[Code that draws figures]
=-=-=

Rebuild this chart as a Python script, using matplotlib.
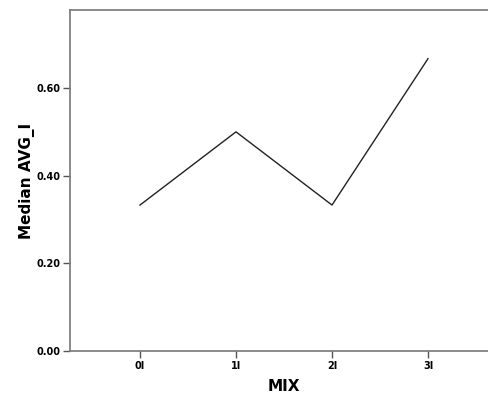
import matplotlib
matplotlib.use("Agg")
import matplotlib.pyplot as plt

# data
categories = ["0I", "1I", "2I", "3I"]
median_avg = [0.333, 0.50, 0.333, 0.667]
y_ticks = [0.0, 0.2, 0.4, 0.6]
y_labels = ["0.00", "0.20", "0.40", "0.60"]

fig = plt.figure(figsize=(4.88, 4.01), dpi=100)
# axes runs past the right edge, like the original export
ax = fig.add_axes([70 / 488, 1 - 351 / 401, 428 / 488, 341 / 401])

x = list(range(len(categories)))
ax.plot(x, median_avg, color="#222222", lw=1.0)

ax.set_xlim(-0.729, 3.729)
ax.set_ylim(0, 0.778)
ax.set_xticks(x)
ax.set_xticklabels(categories, fontsize=7, fontweight="bold")
ax.set_yticks(y_ticks)
ax.set_yticklabels(y_labels, fontsize=7, fontweight="bold")
ax.tick_params(direction="out", length=5, width=1, color="#555555", pad=2)

for side in ["left", "bottom", "top"]:
    ax.spines[side].set_color("#777777")
    ax.spines[side].set_linewidth(1.2)
ax.spines["right"].set_visible(False)

ax.set_xlabel("MIX", fontsize=11, fontweight="bold", labelpad=6)
ax.set_ylabel("Median AVG_I", fontsize=11, fontweight="bold", labelpad=1)

fig.savefig("out.png", dpi=100)
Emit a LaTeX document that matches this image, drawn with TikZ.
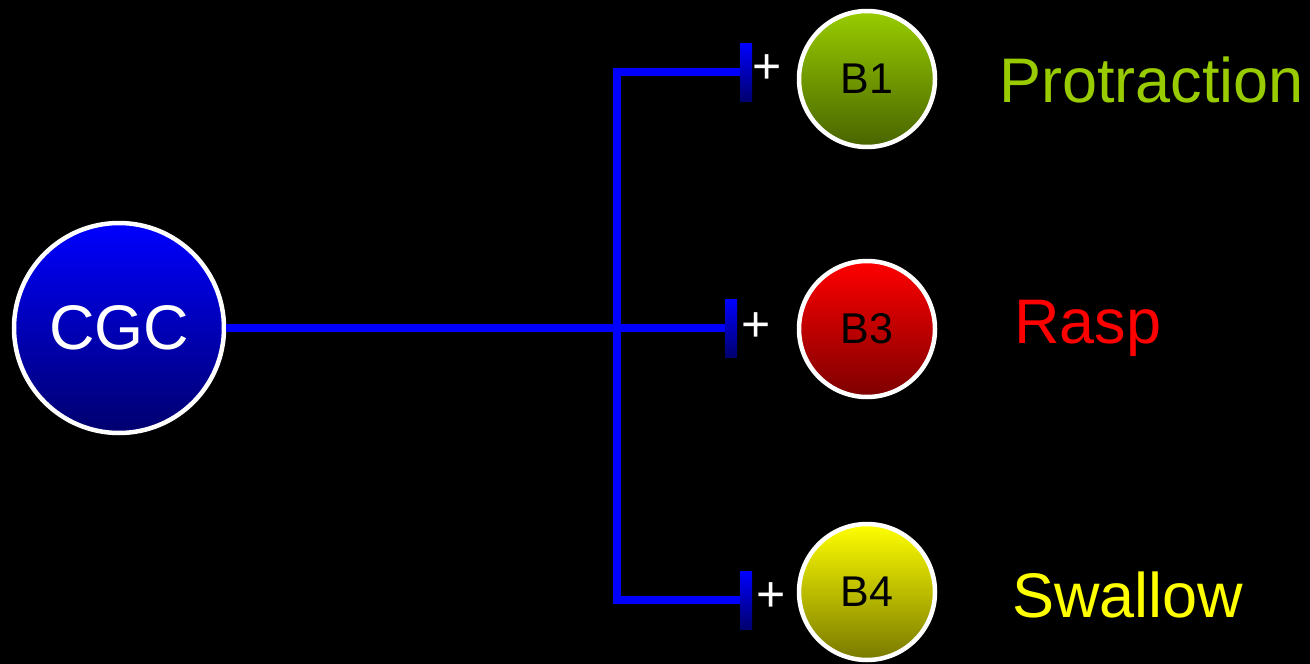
\documentclass[tikz,border=0pt]{standalone}
\usepackage{fontspec}
\setmainfont{Liberation Sans}
\definecolor{cgctop}{RGB}{0,0,255}
\definecolor{cgcbot}{RGB}{0,0,110}
\definecolor{bonetop}{RGB}{153,204,0}
\definecolor{bonebot}{RGB}{72,100,0}
\definecolor{bthreetop}{RGB}{255,0,0}
\definecolor{bthreebot}{RGB}{125,0,0}
\definecolor{bfourtop}{RGB}{255,255,0}
\definecolor{bfourbot}{RGB}{120,120,0}
\definecolor{protc}{RGB}{153,204,0}
\definecolor{linec}{RGB}{0,0,255}
\begin{document}
\begin{tikzpicture}[x=1pt,y=-1pt,
  neuron/.style={circle,draw=white,line width=4.5pt,inner sep=0pt},
  synbar/.style={rectangle,inner sep=0pt,minimum width=12pt,minimum height=58pt,top color=linec,bottom color=cgcbot},
  plus/.style={text=white,inner sep=0pt,font=\fontsize{50}{50}\selectfont},
  conn/.style={draw=linec,line width=8pt},
  beh/.style={anchor=base west,inner sep=0pt,font=\fontsize{63}{70}\selectfont}]
\fill[black] (0,0) rectangle (1310,664);
\useasboundingbox (0,0) rectangle (1310,664);
% neurons
\node[neuron,minimum size=210pt,top color=cgctop,bottom color=cgcbot,text=white,font=\fontsize{63}{63}\selectfont] (cgc) at (119,328) {CGC};
\node[neuron,minimum size=136pt,top color=bonetop,bottom color=bonebot,font=\fontsize{43}{43}\selectfont] (b1) at (867,79) {B1};
\node[neuron,minimum size=136pt,top color=bthreetop,bottom color=bthreebot,font=\fontsize{43}{43}\selectfont] (b3) at (867,329) {B3};
\node[neuron,minimum size=136pt,top color=bfourtop,bottom color=bfourbot,font=\fontsize{43}{43}\selectfont] (b4) at (867,592) {B4};
% synapse bars
\node[synbar] (s1) at (746,72) {};
\node[synbar] (s3) at (731,328) {};
\node[synbar] (s4) at (746,600) {};
% plus signs
\node[plus] (p1) at (767,69) {+};
\node[plus] (p3) at (756,327) {+};
\node[plus] (p4) at (771,597) {+};
% connectors
\coordinate (jv) at (617,328);
\draw[conn] (cgc.east) -- (s3.west);
\draw[conn] (s1.west) -| (jv) |- (s4.west);
% behaviours
\node[beh,text=protc] (lp) at (999,102) {Protraction};
\node[beh,text=bthreetop] (lr) at (1014,343) {Rasp};
\node[beh,text=bfourtop] (ls) at (1012,617) {Swallow};
\end{tikzpicture}
\end{document}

=-=-=

Requirement ▸
Every entry must be transcribed exactly. Pictures do not belong in the copy.

Answer to this task ▸
Rebuild this chart as a Python script, using matplotlib.
import matplotlib
matplotlib.use("Agg")
import matplotlib.pyplot as plt

# data
categories = ["0I", "1I", "2I", "3I"]
median_avg = [0.333, 0.50, 0.333, 0.667]
y_ticks = [0.0, 0.2, 0.4, 0.6]
y_labels = ["0.00", "0.20", "0.40", "0.60"]

fig = plt.figure(figsize=(4.88, 4.01), dpi=100)
# axes runs past the right edge, like the original export
ax = fig.add_axes([70 / 488, 1 - 351 / 401, 428 / 488, 341 / 401])

x = list(range(len(categories)))
ax.plot(x, median_avg, color="#222222", lw=1.0)

ax.set_xlim(-0.729, 3.729)
ax.set_ylim(0, 0.778)
ax.set_xticks(x)
ax.set_xticklabels(categories, fontsize=7, fontweight="bold")
ax.set_yticks(y_ticks)
ax.set_yticklabels(y_labels, fontsize=7, fontweight="bold")
ax.tick_params(direction="out", length=5, width=1, color="#555555", pad=2)

for side in ["left", "bottom", "top"]:
    ax.spines[side].set_color("#777777")
    ax.spines[side].set_linewidth(1.2)
ax.spines["right"].set_visible(False)

ax.set_xlabel("MIX", fontsize=11, fontweight="bold", labelpad=6)
ax.set_ylabel("Median AVG_I", fontsize=11, fontweight="bold", labelpad=1)

fig.savefig("out.png", dpi=100)
Emit a LaTeX document that matches this image, drawn with TikZ.
\documentclass[tikz,border=0pt]{standalone}
\usepackage{fontspec}
\setmainfont{Liberation Sans}
\definecolor{cgctop}{RGB}{0,0,255}
\definecolor{cgcbot}{RGB}{0,0,110}
\definecolor{bonetop}{RGB}{153,204,0}
\definecolor{bonebot}{RGB}{72,100,0}
\definecolor{bthreetop}{RGB}{255,0,0}
\definecolor{bthreebot}{RGB}{125,0,0}
\definecolor{bfourtop}{RGB}{255,255,0}
\definecolor{bfourbot}{RGB}{120,120,0}
\definecolor{protc}{RGB}{153,204,0}
\definecolor{linec}{RGB}{0,0,255}
\begin{document}
\begin{tikzpicture}[x=1pt,y=-1pt,
  neuron/.style={circle,draw=white,line width=4.5pt,inner sep=0pt},
  synbar/.style={rectangle,inner sep=0pt,minimum width=12pt,minimum height=58pt,top color=linec,bottom color=cgcbot},
  plus/.style={text=white,inner sep=0pt,font=\fontsize{50}{50}\selectfont},
  conn/.style={draw=linec,line width=8pt},
  beh/.style={anchor=base west,inner sep=0pt,font=\fontsize{63}{70}\selectfont}]
\fill[black] (0,0) rectangle (1310,664);
\useasboundingbox (0,0) rectangle (1310,664);
% neurons
\node[neuron,minimum size=210pt,top color=cgctop,bottom color=cgcbot,text=white,font=\fontsize{63}{63}\selectfont] (cgc) at (119,328) {CGC};
\node[neuron,minimum size=136pt,top color=bonetop,bottom color=bonebot,font=\fontsize{43}{43}\selectfont] (b1) at (867,79) {B1};
\node[neuron,minimum size=136pt,top color=bthreetop,bottom color=bthreebot,font=\fontsize{43}{43}\selectfont] (b3) at (867,329) {B3};
\node[neuron,minimum size=136pt,top color=bfourtop,bottom color=bfourbot,font=\fontsize{43}{43}\selectfont] (b4) at (867,592) {B4};
% synapse bars
\node[synbar] (s1) at (746,72) {};
\node[synbar] (s3) at (731,328) {};
\node[synbar] (s4) at (746,600) {};
% plus signs
\node[plus] (p1) at (767,69) {+};
\node[plus] (p3) at (756,327) {+};
\node[plus] (p4) at (771,597) {+};
% connectors
\coordinate (jv) at (617,328);
\draw[conn] (cgc.east) -- (s3.west);
\draw[conn] (s1.west) -| (jv) |- (s4.west);
% behaviours
\node[beh,text=protc] (lp) at (999,102) {Protraction};
\node[beh,text=bthreetop] (lr) at (1014,343) {Rasp};
\node[beh,text=bfourtop] (ls) at (1012,617) {Swallow};
\end{tikzpicture}
\end{document}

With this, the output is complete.